The core tension in agentic commerce lies in the delegation of financial authority. While users may welcome the convenience of automated purchasing, they face the fundamental question of how much control to surrender. Banks and payment processors must grapple with verifying the legitimacy of transactions initiated by AI agents rather than authenticated human users. This challenge extends beyond traditional know-your-customer protocols to understanding and validating algorithmic decision-making processes.

Financial institutions are particularly concerned about liability frameworks when AI agents malfunction or are compromised. If an AI system makes unauthorized purchases due to programming errors or security breaches, determining responsibility between the user, the AI provider, the merchant, and the financial institution becomes a complex legal and operational challenge. Current consumer protection regulations were not designed to address scenarios where artificial intelligence acts as an intermediary in financial transactions.

Merchants face their own set of trust issues with agentic commerce. Verifying the authenticity and authorization of AI-initiated transactions requires new verification mechanisms beyond traditional payment authentication. The risk of AI agents being manipulated or making purchases that will later be disputed adds uncertainty to merchant operations and revenue recognition.

Regulatory Frameworks Lag Behind Innovation

Regulators worldwide are struggling to keep pace with agentic commerce developments. Traditional financial regulations focus on human actors and established institutional relationships, leaving significant gaps when AI agents become autonomous financial decision-makers. The challenge extends to cross-border transactions, where different jurisdictions may have varying interpretations of AI agency and liability.

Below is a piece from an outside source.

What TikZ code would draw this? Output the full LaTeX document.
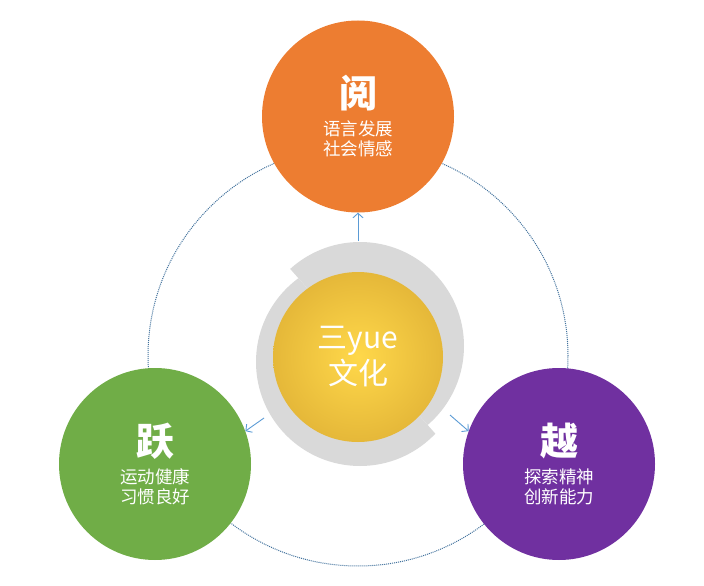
\documentclass[tikz,border=0pt]{standalone}
\usepackage{fontspec}
\setmainfont{Noto Sans CJK SC}
\usetikzlibrary{arrows.meta}
\definecolor{readorange}{HTML}{ED7D31}
\definecolor{leapgreen}{HTML}{70AD47}
\definecolor{crosspurple}{HTML}{7030A0}
\definecolor{ringgray}{HTML}{D9D9D9}
\definecolor{linkblue}{HTML}{5B9BD5}
\definecolor{orbitblue}{HTML}{41719C}
\definecolor{coreinner}{HTML}{FFD84A}
\definecolor{coremid}{HTML}{E2B437}
\definecolor{coreouter}{HTML}{B08828}
\pgfdeclareradialshading{coreglow}{\pgfpoint{0bp}{0bp}}{color(0bp)=(coreinner); color(28bp)=(coremid); color(50bp)=(coreouter)}
\begin{document}
\begin{tikzpicture}[x=1pt,y=-1pt,
	ball/.style={circle,minimum size=192pt,inner sep=0pt},
	head/.style={text=white,font=\fontsize{38}{40}\selectfont\bfseries},
	desc/.style={text=white,align=center,font=\fontsize{17.5}{20}\selectfont},
	link/.style={linkblue,line width=0.9pt,-{Straight Barb[length=4.5pt,width=10pt]}},
	orbit/.style={orbitblue,line width=1pt,dash pattern=on 1pt off 1pt}]
\useasboundingbox (0,0) rectangle (704,586);
\draw[orbit] (358,356) circle[radius=210pt];
\begin{scope}
	\clip (19,-39) -- (706,741) -- (800,-100) -- cycle;
	\fill[ringgray] (360,346) circle[radius=104pt];
\end{scope}
\begin{scope}
	\clip (19,-39) -- (706,741) -- (-100,800) -- cycle;
	\fill[ringgray] (360,362) circle[radius=104pt];
\end{scope}
\node[circle,minimum size=170pt,inner sep=0pt,shading=coreglow,text=white,align=center,
	font=\fontsize{30}{36}\selectfont] (core) at (358,357) {三yue\\文化};
\node[ball,fill=readorange] (read) at (358,116.5) {};
\node[ball,fill=leapgreen] (leap) at (155,464) {};
\node[ball,fill=crosspurple] (cross) at (559,464) {};
\node[head] (readHead) at ([yshift=23.5pt]read.center) {阅};
\node[desc] (readDesc) at ([yshift=-22.5pt]read.center) {语言发展\\社会情感};
\node[head] (leapHead) at ([yshift=22.5pt]leap.center) {跃};
\node[desc] (leapDesc) at ([yshift=-23pt]leap.center) {运动健康\\习惯良好};
\node[head] (crossHead) at ([yshift=22.5pt]cross.center) {越};
\node[desc] (crossDesc) at ([yshift=-23pt]cross.center) {探索精神\\创新能力};
\coordinate (ringN) at (358,241);
\coordinate (ringW) at (264,418);
\coordinate (ringE) at (450,415);
\draw[link] (ringN) -- (read.south);
\draw[link] (ringW) -- (leap.20);
\draw[link] (ringE) -- (cross.160);
\end{tikzpicture}
\end{document}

The European Central Bank (ECB) and other central banking institutions are beginning to examine the implications of AI-driven payments on monetary policy and financial stability. However, comprehensive regulatory frameworks for agentic commerce remain in early development stages, creating uncertainty for financial institutions seeking to integrate these technologies safely.

Payment networks like Visa and Mastercard are exploring technical standards for AI-initiated transactions, but industry-wide consensus on authentication, authorization, and liability distribution remains elusive. The lack of standardized approaches creates fragmentation that could undermine consumer confidence and institutional adoption.

The trust problem in agentic commerce ultimately reflects broader questions about artificial intelligence's role in financial services. While the technology offers compelling efficiency gains and user experience improvements, the fundamental challenge of maintaining human oversight and accountability in autonomous systems remains unsolved. Financial institutions that successfully navigate these trust issues while delivering secure, reliable agentic commerce capabilities will likely gain significant competitive advantages in the evolving digital economy.